Saya sih sebagai supir juga puas telah mewujudkan keinginan anak-anak. Ketika ditanyakan masalah klakson telolet itu dilarang telah melanggar peraturan lalu lintas, karena bisa menimbulkan kerawanan berlalu-lintas, bahkan bisa kena pidana atau denda Rp500.000,-.
Komentar Broto, kalau memang itu dilarang, kenapa tidak dari dahulu dilarang, ketika kawan saya sopir dari Sumatera Barat namanya Azwar orang Pariaman menjadi supir Sumatera Jawa dipasang klakson oto!. Azwar tetap ngotot, cerita masalah klakson yang berirama itu sudah sejak tahun 1980an di Ranah Minang, kenapa ndak dari dulu dilarang? ujar azwar, kata Broto menuturkan keterangan temannya bernama Azwar.
Bercerita tujuan kami memasang klakson telolet selain mempunyai daya tarik kepada calon penumpang, termasuk bisa menghibur para penumpang disamping hiburan dan ada kepuasan tersendiri. Disamping itu menciptakan telolet (klakson berirama) sebuah kreatifitas anak bangsa lho!.

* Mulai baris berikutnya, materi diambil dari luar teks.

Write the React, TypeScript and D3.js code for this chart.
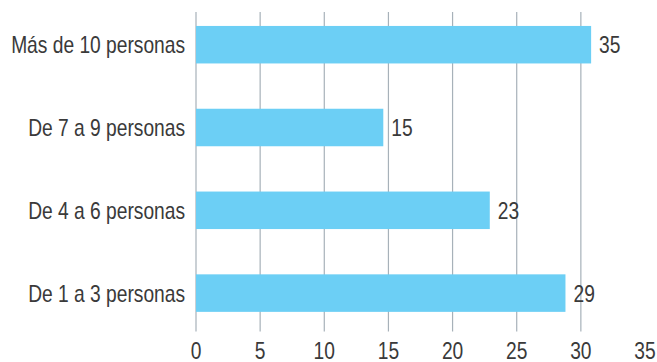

Kalau masalah bisa menimbulkan rawan kecelakaan bagi anak, anak, itu memang berkemungkinan, mungkin anak-anak gegabah, kurang hati-hati, tidak melengok kanan-kiri, depan belakang ketika berlari-lari dalam terminal mengejar bus yang datang meminta Om Telolet Om!. Kami sebagai sopir senior Insya Allah sangat hati-hati. Ketika saya capai danter kantuk, istirahat sejenak dirumah makan sambil ngopi. Tetapi kalau suatu saat terjadi anak-anak yang minta om telolet om itu terkena musibah kecelakaan, terserempet motor atau lainnya, bukan bus yang saya bawa, wah itu memang anak tersebut lagi apes. Namun setidak-tidaknya janganlah!. Pinta Broto. Aduh sangat menarik penuturan Broto ini.